2013-01-08 Thread rodrigo tavares
People,

I have used debian 6.0 squezze, and some packages is old, since the wheezy, 
have a packages new version.
I need to install a mail server with potfix, LDAP, e Cyrus IMAP. I want install 
version Cyrus 2.4, is in squeeze is 2.2. 


Can I to trust in Wheeezy  ?

Rodrigo Faria

Re: Using wheezy or squeeze.

2013-01-08 Thread Aidan Gauland
rodrigo tavares rodrigofar...@yahoo.com.br writes:
 I have used debian 6.0 squezze, and some packages is old, since the
 wheezy, have a packages new version.
 I need to install a mail server with potfix, LDAP, e Cyrus IMAP. I
 want install version Cyrus 2.4, is in squeeze is 2.2. 
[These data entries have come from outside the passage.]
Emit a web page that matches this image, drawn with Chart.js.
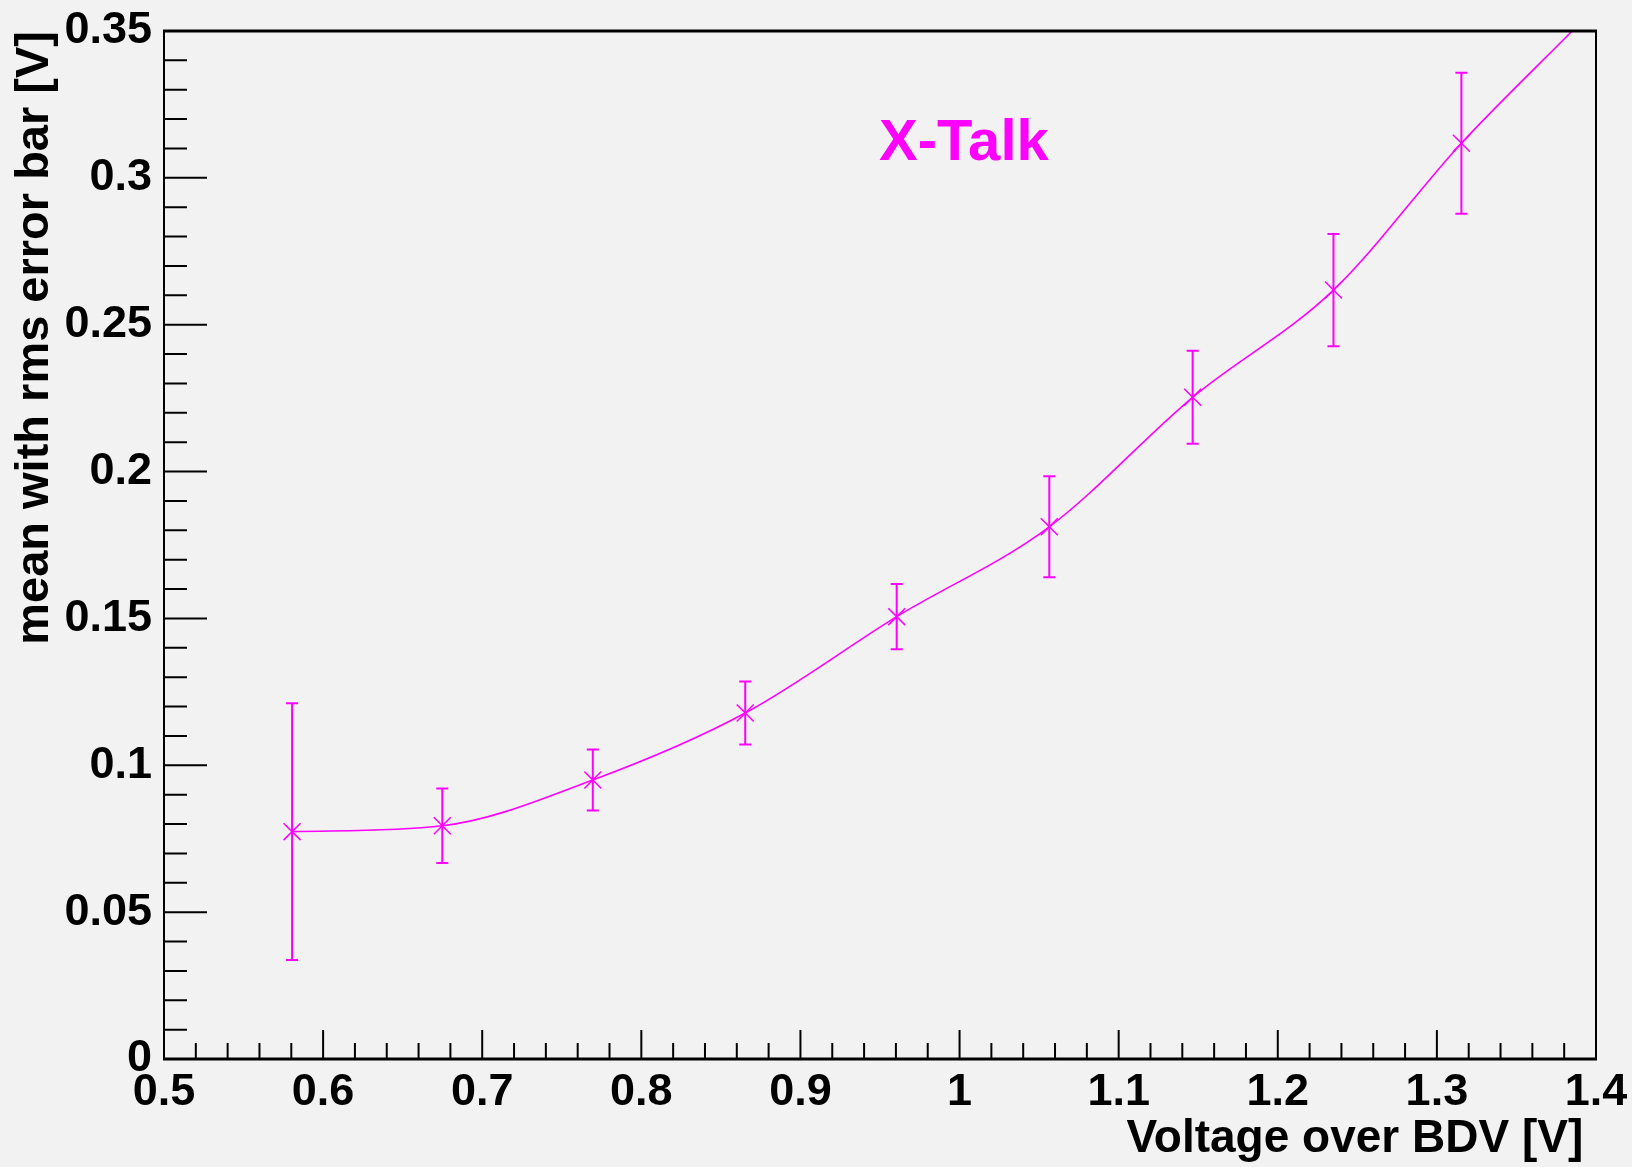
<!DOCTYPE html>
<html>
<head>
<meta charset="utf-8">
<script src="https://cdn.jsdelivr.net/npm/chart.js@4.4.1/dist/chart.umd.min.js"></script>
<style>
    html, body { margin: 0; padding: 0; background: #f2f2f2; }
    #wrap { width: 1632px; height: 1167px; }
</style>
</head>
<body>
<div id="wrap"><canvas id="xtalk" width="1632" height="1167"></canvas></div>
<script>
// X-Talk mean vs voltage over breakdown
const voltage = [0.5805, 0.6749, 0.7695, 0.8653, 0.9605, 1.0564, 1.1465, 1.2350, 1.3154];
const mean    = [0.0774, 0.0794, 0.0950, 0.1178, 0.1506, 0.1812, 0.2253, 0.2618, 0.3118];
const rms     = [0.0437, 0.0127, 0.0104, 0.0107, 0.0111, 0.0172, 0.0158, 0.0191, 0.0240];

// smooth curve through the points, it keeps going up to the top of the frame
const curveX = voltage.concat([1.385]);
const curveY = mean.concat([0.350]);

const xRange = [0.5, 1.4];
const yRange = [0, 0.35];
const xStep = 0.1, xMinor = 0.02;
const yStep = 0.05, yMinor = 0.01;

const magenta = '#ff00ff';
const fontFam = '"Liberation Sans", Arial, Helvetica, sans-serif';

// ROOT prints 0.1, 1 ... not 0.10, 1.0
function rootLabel(v) {
    return String(parseFloat(v.toFixed(3)));
}

// error bars (rms)
const errorBars = {
    id: 'errorBars',
    afterDatasetsDraw(chart) {
        const ctx = chart.ctx;
        const xs = chart.scales.x, ys = chart.scales.y;
        ctx.save();
        ctx.strokeStyle = magenta;
        ctx.lineWidth = 2;
        for (let i = 0; i < voltage.length; i++) {
            const px = xs.getPixelForValue(voltage[i]);
            const top = ys.getPixelForValue(mean[i] + rms[i]);
            const bot = ys.getPixelForValue(mean[i] - rms[i]);
            ctx.beginPath();
            ctx.moveTo(px, top); ctx.lineTo(px, bot);
            ctx.moveTo(px - 6, top); ctx.lineTo(px + 6, top);
            ctx.moveTo(px - 6, bot); ctx.lineTo(px + 6, bot);
            ctx.stroke();
        }
        ctx.restore();
    }
};

// ROOT style frame with inward ticks
const frame = {
    id: 'frame',
    afterDraw(chart) {
        const ctx = chart.ctx;
        const a = chart.chartArea;
        const xs = chart.scales.x, ys = chart.scales.y;
        ctx.save();
        ctx.strokeStyle = '#000';

        ctx.lineWidth = 2;
        ctx.beginPath();
        const nx = Math.round((xRange[1] - xRange[0]) / xMinor);
        for (let i = 0; i <= nx; i++) {
            const px = xs.getPixelForValue(xRange[0] + i * xMinor);
            const len = i % 5 === 0 ? 29 : 16;
            ctx.moveTo(px, a.bottom); ctx.lineTo(px, a.bottom - len);
        }
        const ny = Math.round((yRange[1] - yRange[0]) / yMinor);
        for (let i = 0; i <= ny; i++) {
            const py = ys.getPixelForValue(yRange[0] + i * yMinor);
            const len = i % 5 === 0 ? 43 : 23;
            ctx.moveTo(a.left, py); ctx.lineTo(a.left + len, py);
        }
        ctx.stroke();

        ctx.beginPath();
        ctx.moveTo(a.left, a.top); ctx.lineTo(a.left, a.bottom);
        ctx.moveTo(a.right, a.top); ctx.lineTo(a.right, a.bottom);
        ctx.stroke();
        ctx.lineWidth = 3;
        ctx.beginPath();
        ctx.moveTo(a.left - 1, a.top); ctx.lineTo(a.right + 1, a.top);
        ctx.moveTo(a.left - 1, a.bottom); ctx.lineTo(a.right + 1, a.bottom);
        ctx.stroke();

        // label
        ctx.fillStyle = magenta;
        ctx.font = 'bold 58px ' + fontFam;
        ctx.textBaseline = 'alphabetic';
        ctx.fillText('X-Talk', 879, 160);
        ctx.restore();
    }
};

const ctx = document.getElementById('xtalk').getContext('2d');
const chart = new Chart(ctx, {
    type: 'scatter',
    data: {
        datasets: [
            {
                label: 'curve',
                type: 'line',
                data: curveX.map((x, i) => ({ x: x, y: curveY[i] })),
                borderColor: magenta,
                borderWidth: 1.6,
                pointRadius: 0,
                fill: false,
                cubicInterpolationMode: 'monotone'
            },
            {
                label: 'X-Talk',
                data: voltage.map((x, i) => ({ x: x, y: mean[i] })),
                pointStyle: 'crossRot',
                pointRadius: 12,
                borderColor: magenta,
                backgroundColor: magenta,
                borderWidth: 1.5
            }
        ]
    },
    options: {
        responsive: false,
        animation: false,
        events: [],
        layout: { padding: { top: 31, right: 36, left: 0, bottom: 0 } },
        plugins: {
            legend: { display: false },
            tooltip: { enabled: false }
        },
        scales: {
            x: {
                type: 'linear',
                min: xRange[0],
                max: xRange[1],
                grid: { display: false, drawTicks: false },
                border: { display: false },
                ticks: {
                    stepSize: xStep,
                    color: '#000',
                    padding: 7,
                    maxRotation: 0,
                    callback: rootLabel,
                    font: { family: fontFam, size: 45, weight: 'bold' }
                },
                title: {
                    display: true,
                    text: 'Voltage over BDV [V] ',
                    align: 'end',
                    color: '#000',
                    padding: 0,
                    font: { family: fontFam, size: 46, weight: 'bold' }
                },
                afterFit(scale) {
                    scale.height = 108;
                    scale.paddingLeft = 0;
                    scale.paddingRight = 0;
                }
            },
            y: {
                type: 'linear',
                min: yRange[0],
                max: yRange[1],
                grid: { display: false, drawTicks: false },
                border: { display: false },
                ticks: {
                    stepSize: yStep,
                    color: '#000',
                    padding: 12,
                    callback: rootLabel,
                    font: { family: fontFam, size: 45, weight: 'bold' }
                },
                title: {
                    display: true,
                    text: 'mean with rms error bar [V]',
                    align: 'end',
                    color: '#000',
                    padding: { top: 7, bottom: 0 },
                    font: { family: fontFam, size: 47, weight: 'bold' }
                },
                afterFit(scale) {
                    scale.width = 164;
                    scale.paddingTop = 0;
                    scale.paddingBottom = 0;
                }
            }
        }
    },
    plugins: [errorBars, frame]
});
</script>
</body>
</html>
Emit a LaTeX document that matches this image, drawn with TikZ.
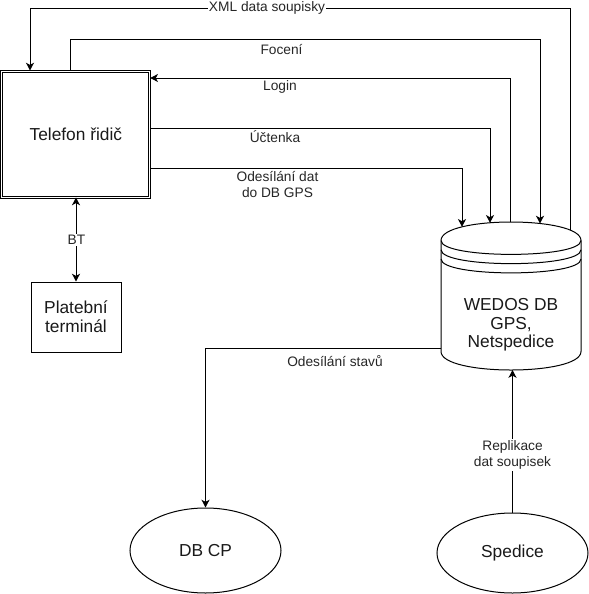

 Can I to trust in Wheeezy?

If there are only a few packages you need from testing (wheezy), you
should not upgrade your entire system to wheezy and instead only get the
newer packages you need.  First, see if they have been backported to
squeeze: http://backports-master.debian.org/. If they're not in
squeeze-backports, get the Debian source packages from wheezy and build
them on your squeeze system.  I'll let someone who is more familiar with
the Debian packaging tools instruct you on this, but BE SURE TO VERIFY
THE SIGNATURES OF THE SOURCE PACKAGES!